▶ _Data excerpt_
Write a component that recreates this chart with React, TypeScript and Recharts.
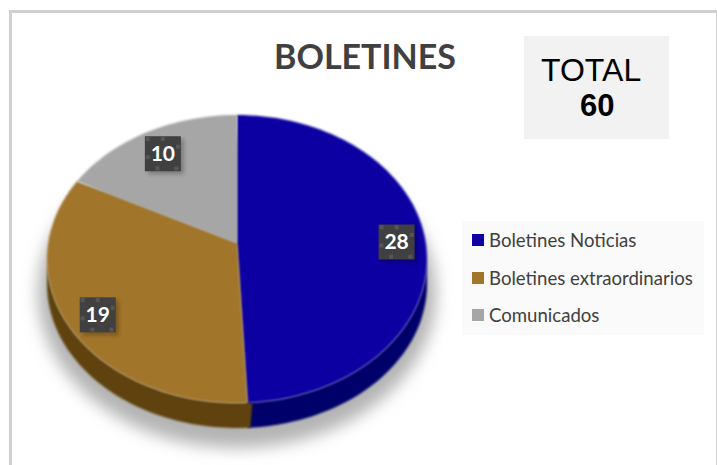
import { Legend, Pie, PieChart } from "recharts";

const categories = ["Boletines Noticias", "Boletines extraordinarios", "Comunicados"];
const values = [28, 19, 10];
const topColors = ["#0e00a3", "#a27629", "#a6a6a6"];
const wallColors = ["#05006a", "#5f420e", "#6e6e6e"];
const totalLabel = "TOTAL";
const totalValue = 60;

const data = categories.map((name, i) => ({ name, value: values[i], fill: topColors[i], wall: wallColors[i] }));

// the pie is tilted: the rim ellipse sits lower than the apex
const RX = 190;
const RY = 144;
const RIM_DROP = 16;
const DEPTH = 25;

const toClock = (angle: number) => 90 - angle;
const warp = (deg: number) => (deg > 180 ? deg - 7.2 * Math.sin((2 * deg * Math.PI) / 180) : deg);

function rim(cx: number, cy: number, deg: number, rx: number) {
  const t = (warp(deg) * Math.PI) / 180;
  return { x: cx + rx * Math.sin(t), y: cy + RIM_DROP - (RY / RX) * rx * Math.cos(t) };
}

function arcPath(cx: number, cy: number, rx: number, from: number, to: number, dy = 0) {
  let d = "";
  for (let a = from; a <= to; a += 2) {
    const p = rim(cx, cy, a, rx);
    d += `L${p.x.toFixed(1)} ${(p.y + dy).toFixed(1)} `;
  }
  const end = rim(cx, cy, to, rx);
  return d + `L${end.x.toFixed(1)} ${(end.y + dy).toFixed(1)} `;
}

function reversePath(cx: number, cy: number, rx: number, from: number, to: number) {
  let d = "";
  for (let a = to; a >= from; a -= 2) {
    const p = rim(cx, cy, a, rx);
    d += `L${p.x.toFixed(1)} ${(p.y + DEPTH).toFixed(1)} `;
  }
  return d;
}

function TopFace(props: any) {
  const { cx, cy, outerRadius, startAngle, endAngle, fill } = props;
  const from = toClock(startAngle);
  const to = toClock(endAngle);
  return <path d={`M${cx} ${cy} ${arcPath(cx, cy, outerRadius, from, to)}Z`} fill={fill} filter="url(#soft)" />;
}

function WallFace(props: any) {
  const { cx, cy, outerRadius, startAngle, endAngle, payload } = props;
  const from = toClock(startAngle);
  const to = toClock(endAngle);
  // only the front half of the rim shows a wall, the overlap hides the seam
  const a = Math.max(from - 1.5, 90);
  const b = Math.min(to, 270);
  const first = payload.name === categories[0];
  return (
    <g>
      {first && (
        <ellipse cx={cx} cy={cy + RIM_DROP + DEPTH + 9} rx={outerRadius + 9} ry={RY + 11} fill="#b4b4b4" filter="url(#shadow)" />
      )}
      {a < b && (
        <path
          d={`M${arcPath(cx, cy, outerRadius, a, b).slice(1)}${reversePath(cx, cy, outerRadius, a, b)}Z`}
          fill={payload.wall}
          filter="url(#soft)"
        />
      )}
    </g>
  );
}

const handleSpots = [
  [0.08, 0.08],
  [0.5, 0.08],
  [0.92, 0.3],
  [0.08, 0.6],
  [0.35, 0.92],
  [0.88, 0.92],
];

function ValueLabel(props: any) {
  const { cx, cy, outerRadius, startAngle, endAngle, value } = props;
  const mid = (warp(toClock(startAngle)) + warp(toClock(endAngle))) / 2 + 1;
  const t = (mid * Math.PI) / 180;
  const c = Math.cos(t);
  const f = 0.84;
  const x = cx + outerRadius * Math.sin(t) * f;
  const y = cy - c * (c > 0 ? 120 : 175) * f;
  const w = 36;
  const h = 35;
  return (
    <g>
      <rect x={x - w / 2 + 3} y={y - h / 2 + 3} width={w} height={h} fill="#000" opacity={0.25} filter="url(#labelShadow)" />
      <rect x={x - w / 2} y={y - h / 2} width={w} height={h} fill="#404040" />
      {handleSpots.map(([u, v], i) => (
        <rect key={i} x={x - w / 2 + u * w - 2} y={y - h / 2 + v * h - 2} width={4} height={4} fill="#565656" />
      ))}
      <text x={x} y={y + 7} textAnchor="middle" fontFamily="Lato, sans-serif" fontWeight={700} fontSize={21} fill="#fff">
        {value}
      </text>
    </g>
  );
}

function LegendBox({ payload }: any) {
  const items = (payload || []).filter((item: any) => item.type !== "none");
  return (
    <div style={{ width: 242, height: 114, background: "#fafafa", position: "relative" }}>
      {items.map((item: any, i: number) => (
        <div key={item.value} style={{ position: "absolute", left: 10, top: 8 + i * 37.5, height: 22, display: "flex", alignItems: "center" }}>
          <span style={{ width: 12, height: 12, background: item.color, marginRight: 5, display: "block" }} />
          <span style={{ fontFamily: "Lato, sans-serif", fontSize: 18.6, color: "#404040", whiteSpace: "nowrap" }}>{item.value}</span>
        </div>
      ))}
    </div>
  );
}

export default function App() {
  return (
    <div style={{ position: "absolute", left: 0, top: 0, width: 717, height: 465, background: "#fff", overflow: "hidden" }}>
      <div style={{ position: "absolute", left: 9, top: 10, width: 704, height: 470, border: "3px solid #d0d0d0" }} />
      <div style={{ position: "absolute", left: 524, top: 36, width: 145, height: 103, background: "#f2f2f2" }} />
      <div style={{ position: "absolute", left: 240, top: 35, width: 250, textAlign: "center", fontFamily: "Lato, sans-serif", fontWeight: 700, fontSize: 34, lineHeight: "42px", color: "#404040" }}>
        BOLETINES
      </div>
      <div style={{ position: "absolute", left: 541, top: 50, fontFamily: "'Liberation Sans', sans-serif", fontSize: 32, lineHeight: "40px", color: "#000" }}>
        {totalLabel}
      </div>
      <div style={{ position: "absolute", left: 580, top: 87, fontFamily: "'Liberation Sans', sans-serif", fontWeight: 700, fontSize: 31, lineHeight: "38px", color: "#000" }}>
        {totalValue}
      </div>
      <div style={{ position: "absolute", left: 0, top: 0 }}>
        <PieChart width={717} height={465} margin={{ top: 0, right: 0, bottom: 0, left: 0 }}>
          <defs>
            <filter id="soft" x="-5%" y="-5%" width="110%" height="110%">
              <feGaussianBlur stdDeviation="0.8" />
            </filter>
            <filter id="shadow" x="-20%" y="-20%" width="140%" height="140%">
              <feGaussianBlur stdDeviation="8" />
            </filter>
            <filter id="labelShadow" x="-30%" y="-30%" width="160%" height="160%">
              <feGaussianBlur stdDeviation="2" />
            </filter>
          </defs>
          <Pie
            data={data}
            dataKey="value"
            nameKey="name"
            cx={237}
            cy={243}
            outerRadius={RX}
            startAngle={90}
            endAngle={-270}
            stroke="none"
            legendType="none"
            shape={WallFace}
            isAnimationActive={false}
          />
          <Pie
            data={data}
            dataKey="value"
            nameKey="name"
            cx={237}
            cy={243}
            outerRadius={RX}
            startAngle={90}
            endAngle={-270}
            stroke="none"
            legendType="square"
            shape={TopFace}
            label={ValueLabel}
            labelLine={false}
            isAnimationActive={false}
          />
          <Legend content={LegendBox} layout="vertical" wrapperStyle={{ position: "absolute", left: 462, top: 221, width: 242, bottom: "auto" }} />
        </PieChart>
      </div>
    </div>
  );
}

▶ _Problem_
Return the listing above unchanged, apart from dropping its pictures.

▶ _Output for this exercise_
Write a component that recreates this chart with React, TypeScript and Recharts.
import { Legend, Pie, PieChart } from "recharts";

const categories = ["Boletines Noticias", "Boletines extraordinarios", "Comunicados"];
const values = [28, 19, 10];
const topColors = ["#0e00a3", "#a27629", "#a6a6a6"];
const wallColors = ["#05006a", "#5f420e", "#6e6e6e"];
const totalLabel = "TOTAL";
const totalValue = 60;

const data = categories.map((name, i) => ({ name, value: values[i], fill: topColors[i], wall: wallColors[i] }));

// the pie is tilted: the rim ellipse sits lower than the apex
const RX = 190;
const RY = 144;
const RIM_DROP = 16;
const DEPTH = 25;

const toClock = (angle: number) => 90 - angle;
const warp = (deg: number) => (deg > 180 ? deg - 7.2 * Math.sin((2 * deg * Math.PI) / 180) : deg);

function rim(cx: number, cy: number, deg: number, rx: number) {
  const t = (warp(deg) * Math.PI) / 180;
  return { x: cx + rx * Math.sin(t), y: cy + RIM_DROP - (RY / RX) * rx * Math.cos(t) };
}

function arcPath(cx: number, cy: number, rx: number, from: number, to: number, dy = 0) {
  let d = "";
  for (let a = from; a <= to; a += 2) {
    const p = rim(cx, cy, a, rx);
    d += `L${p.x.toFixed(1)} ${(p.y + dy).toFixed(1)} `;
  }
  const end = rim(cx, cy, to, rx);
  return d + `L${end.x.toFixed(1)} ${(end.y + dy).toFixed(1)} `;
}

function reversePath(cx: number, cy: number, rx: number, from: number, to: number) {
  let d = "";
  for (let a = to; a >= from; a -= 2) {
    const p = rim(cx, cy, a, rx);
    d += `L${p.x.toFixed(1)} ${(p.y + DEPTH).toFixed(1)} `;
  }
  return d;
}

function TopFace(props: any) {
  const { cx, cy, outerRadius, startAngle, endAngle, fill } = props;
  const from = toClock(startAngle);
  const to = toClock(endAngle);
  return <path d={`M${cx} ${cy} ${arcPath(cx, cy, outerRadius, from, to)}Z`} fill={fill} filter="url(#soft)" />;
}

function WallFace(props: any) {
  const { cx, cy, outerRadius, startAngle, endAngle, payload } = props;
  const from = toClock(startAngle);
  const to = toClock(endAngle);
  // only the front half of the rim shows a wall, the overlap hides the seam
  const a = Math.max(from - 1.5, 90);
  const b = Math.min(to, 270);
  const first = payload.name === categories[0];
  return (
    <g>
      {first && (
        <ellipse cx={cx} cy={cy + RIM_DROP + DEPTH + 9} rx={outerRadius + 9} ry={RY + 11} fill="#b4b4b4" filter="url(#shadow)" />
      )}
      {a < b && (
        <path
          d={`M${arcPath(cx, cy, outerRadius, a, b).slice(1)}${reversePath(cx, cy, outerRadius, a, b)}Z`}
          fill={payload.wall}
          filter="url(#soft)"
        />
      )}
    </g>
  );
}

const handleSpots = [
  [0.08, 0.08],
  [0.5, 0.08],
  [0.92, 0.3],
  [0.08, 0.6],
  [0.35, 0.92],
  [0.88, 0.92],
];

function ValueLabel(props: any) {
  const { cx, cy, outerRadius, startAngle, endAngle, value } = props;
  const mid = (warp(toClock(startAngle)) + warp(toClock(endAngle))) / 2 + 1;
  const t = (mid * Math.PI) / 180;
  const c = Math.cos(t);
  const f = 0.84;
  const x = cx + outerRadius * Math.sin(t) * f;
  const y = cy - c * (c > 0 ? 120 : 175) * f;
  const w = 36;
  const h = 35;
  return (
    <g>
      <rect x={x - w / 2 + 3} y={y - h / 2 + 3} width={w} height={h} fill="#000" opacity={0.25} filter="url(#labelShadow)" />
      <rect x={x - w / 2} y={y - h / 2} width={w} height={h} fill="#404040" />
      {handleSpots.map(([u, v], i) => (
        <rect key={i} x={x - w / 2 + u * w - 2} y={y - h / 2 + v * h - 2} width={4} height={4} fill="#565656" />
      ))}
      <text x={x} y={y + 7} textAnchor="middle" fontFamily="Lato, sans-serif" fontWeight={700} fontSize={21} fill="#fff">
        {value}
      </text>
    </g>
  );
}

function LegendBox({ payload }: any) {
  const items = (payload || []).filter((item: any) => item.type !== "none");
  return (
    <div style={{ width: 242, height: 114, background: "#fafafa", position: "relative" }}>
      {items.map((item: any, i: number) => (
        <div key={item.value} style={{ position: "absolute", left: 10, top: 8 + i * 37.5, height: 22, display: "flex", alignItems: "center" }}>
          <span style={{ width: 12, height: 12, background: item.color, marginRight: 5, display: "block" }} />
          <span style={{ fontFamily: "Lato, sans-serif", fontSize: 18.6, color: "#404040", whiteSpace: "nowrap" }}>{item.value}</span>
        </div>
      ))}
    </div>
  );
}

export default function App() {
  return (
    <div style={{ position: "absolute", left: 0, top: 0, width: 717, height: 465, background: "#fff", overflow: "hidden" }}>
      <div style={{ position: "absolute", left: 9, top: 10, width: 704, height: 470, border: "3px solid #d0d0d0" }} />
      <div style={{ position: "absolute", left: 524, top: 36, width: 145, height: 103, background: "#f2f2f2" }} />
      <div style={{ position: "absolute", left: 240, top: 35, width: 250, textAlign: "center", fontFamily: "Lato, sans-serif", fontWeight: 700, fontSize: 34, lineHeight: "42px", color: "#404040" }}>
        BOLETINES
      </div>
      <div style={{ position: "absolute", left: 541, top: 50, fontFamily: "'Liberation Sans', sans-serif", fontSize: 32, lineHeight: "40px", color: "#000" }}>
        {totalLabel}
      </div>
      <div style={{ position: "absolute", left: 580, top: 87, fontFamily: "'Liberation Sans', sans-serif", fontWeight: 700, fontSize: 31, lineHeight: "38px", color: "#000" }}>
        {totalValue}
      </div>
      <div style={{ position: "absolute", left: 0, top: 0 }}>
        <PieChart width={717} height={465} margin={{ top: 0, right: 0, bottom: 0, left: 0 }}>
          <defs>
            <filter id="soft" x="-5%" y="-5%" width="110%" height="110%">
              <feGaussianBlur stdDeviation="0.8" />
            </filter>
            <filter id="shadow" x="-20%" y="-20%" width="140%" height="140%">
              <feGaussianBlur stdDeviation="8" />
            </filter>
            <filter id="labelShadow" x="-30%" y="-30%" width="160%" height="160%">
              <feGaussianBlur stdDeviation="2" />
            </filter>
          </defs>
          <Pie
            data={data}
            dataKey="value"
            nameKey="name"
            cx={237}
            cy={243}
            outerRadius={RX}
            startAngle={90}
            endAngle={-270}
            stroke="none"
            legendType="none"
            shape={WallFace}
            isAnimationActive={false}
          />
          <Pie
            data={data}
            dataKey="value"
            nameKey="name"
            cx={237}
            cy={243}
            outerRadius={RX}
            startAngle={90}
            endAngle={-270}
            stroke="none"
            legendType="square"
            shape={TopFace}
            label={ValueLabel}
            labelLine={false}
            isAnimationActive={false}
          />
          <Legend content={LegendBox} layout="vertical" wrapperStyle={{ position: "absolute", left: 462, top: 221, width: 242, bottom: "auto" }} />
        </PieChart>
      </div>
    </div>
  );
}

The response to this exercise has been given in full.